AVAILABLE DATA:
[BEGIN]

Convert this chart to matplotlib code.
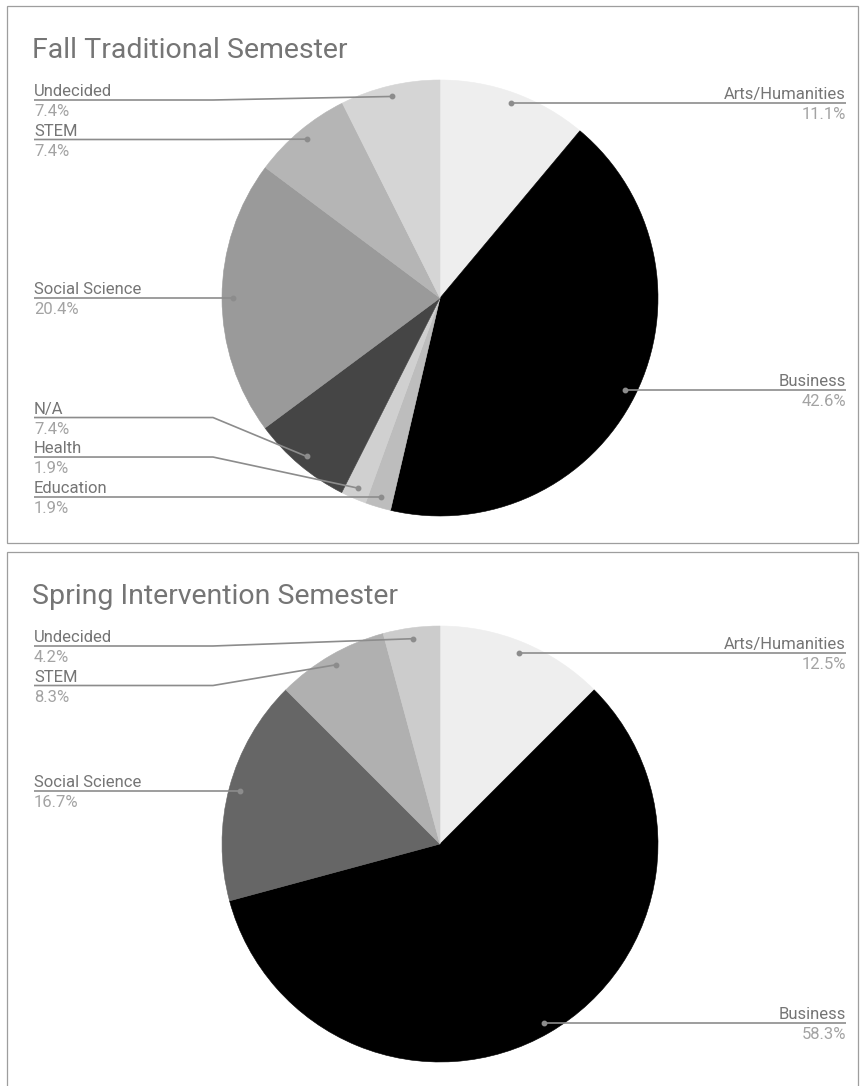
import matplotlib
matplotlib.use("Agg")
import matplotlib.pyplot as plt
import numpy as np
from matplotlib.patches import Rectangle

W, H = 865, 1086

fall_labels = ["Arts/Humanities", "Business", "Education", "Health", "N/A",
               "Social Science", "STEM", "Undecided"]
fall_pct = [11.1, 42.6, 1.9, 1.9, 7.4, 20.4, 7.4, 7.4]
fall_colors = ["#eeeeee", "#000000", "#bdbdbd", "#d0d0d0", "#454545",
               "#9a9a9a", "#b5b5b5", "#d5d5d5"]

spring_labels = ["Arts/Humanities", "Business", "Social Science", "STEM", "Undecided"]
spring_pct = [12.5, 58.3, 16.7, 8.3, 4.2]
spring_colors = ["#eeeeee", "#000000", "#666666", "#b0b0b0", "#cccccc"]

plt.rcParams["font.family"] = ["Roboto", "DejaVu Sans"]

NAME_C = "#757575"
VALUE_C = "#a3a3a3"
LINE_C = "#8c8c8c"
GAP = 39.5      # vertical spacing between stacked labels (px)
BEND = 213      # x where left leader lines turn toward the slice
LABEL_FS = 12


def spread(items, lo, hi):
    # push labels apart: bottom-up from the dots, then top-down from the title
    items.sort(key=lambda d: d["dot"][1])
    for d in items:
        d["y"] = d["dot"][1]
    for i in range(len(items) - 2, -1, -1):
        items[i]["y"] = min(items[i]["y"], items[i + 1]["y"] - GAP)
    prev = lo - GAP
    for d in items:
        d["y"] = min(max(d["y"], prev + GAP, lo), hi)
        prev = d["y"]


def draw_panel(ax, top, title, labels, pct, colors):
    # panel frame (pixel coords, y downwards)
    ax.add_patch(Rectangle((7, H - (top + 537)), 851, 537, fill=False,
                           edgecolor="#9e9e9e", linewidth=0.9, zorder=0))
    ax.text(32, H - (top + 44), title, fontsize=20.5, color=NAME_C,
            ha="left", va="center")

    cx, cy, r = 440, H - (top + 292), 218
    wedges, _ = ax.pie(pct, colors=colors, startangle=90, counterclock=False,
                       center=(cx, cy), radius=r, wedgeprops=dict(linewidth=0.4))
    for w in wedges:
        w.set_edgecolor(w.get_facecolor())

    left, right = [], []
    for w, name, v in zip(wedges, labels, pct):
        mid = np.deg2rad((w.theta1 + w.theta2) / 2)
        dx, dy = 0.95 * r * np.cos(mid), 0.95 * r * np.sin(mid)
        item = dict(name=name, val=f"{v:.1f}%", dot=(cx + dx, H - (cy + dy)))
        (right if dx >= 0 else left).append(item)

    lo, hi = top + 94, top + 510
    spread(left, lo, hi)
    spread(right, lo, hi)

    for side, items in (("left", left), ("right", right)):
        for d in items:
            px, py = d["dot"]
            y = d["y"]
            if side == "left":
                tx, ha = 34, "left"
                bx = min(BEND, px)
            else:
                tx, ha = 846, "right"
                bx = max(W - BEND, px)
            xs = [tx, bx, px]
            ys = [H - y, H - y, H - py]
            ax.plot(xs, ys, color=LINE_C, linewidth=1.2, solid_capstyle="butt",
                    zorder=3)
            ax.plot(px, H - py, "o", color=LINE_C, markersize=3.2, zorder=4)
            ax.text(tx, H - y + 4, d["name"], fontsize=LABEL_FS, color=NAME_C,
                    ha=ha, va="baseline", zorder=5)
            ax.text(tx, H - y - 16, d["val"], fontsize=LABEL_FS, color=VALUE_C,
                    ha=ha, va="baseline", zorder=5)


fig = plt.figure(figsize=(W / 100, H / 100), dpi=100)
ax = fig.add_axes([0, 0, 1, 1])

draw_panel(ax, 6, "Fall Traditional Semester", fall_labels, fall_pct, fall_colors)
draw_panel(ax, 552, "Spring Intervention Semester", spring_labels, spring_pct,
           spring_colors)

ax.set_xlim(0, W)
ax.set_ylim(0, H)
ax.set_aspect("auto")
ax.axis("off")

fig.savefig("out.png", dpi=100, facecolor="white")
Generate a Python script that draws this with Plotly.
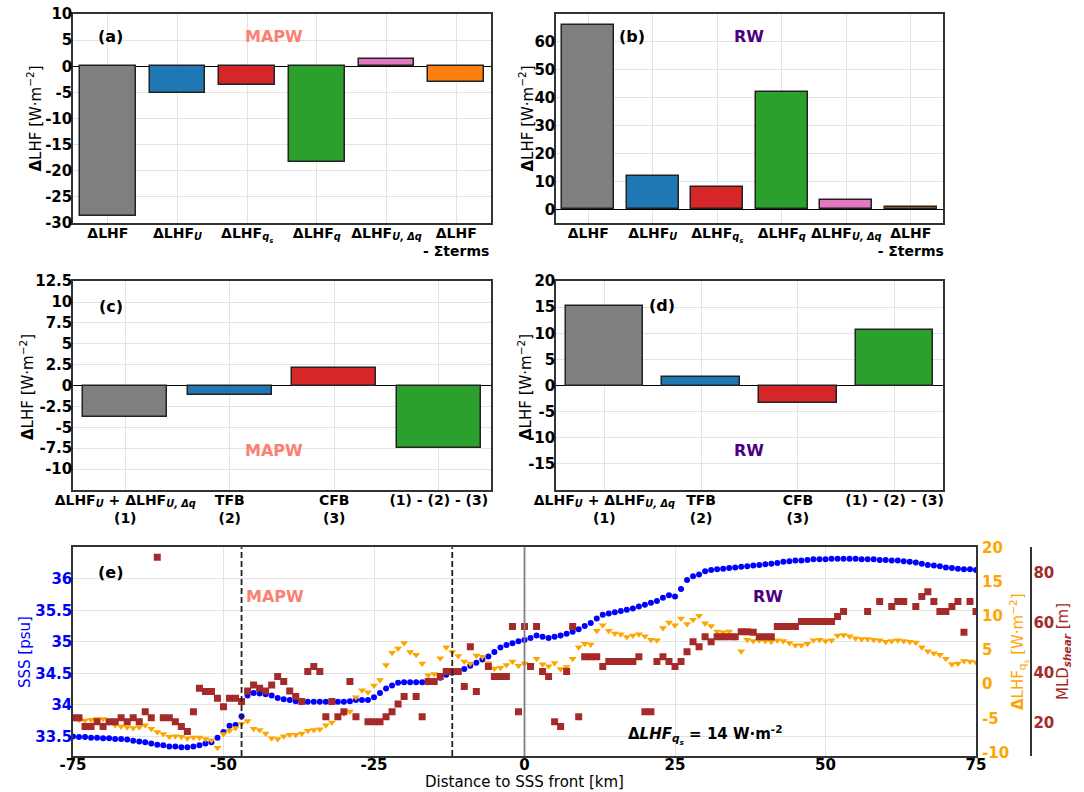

[END]

AIM OF THE TASK: Using the material above, report each line where "this" occurs.

FULL ANSWER:
Convert this chart to matplotlib code.
Generate a Python script that draws this with Plotly.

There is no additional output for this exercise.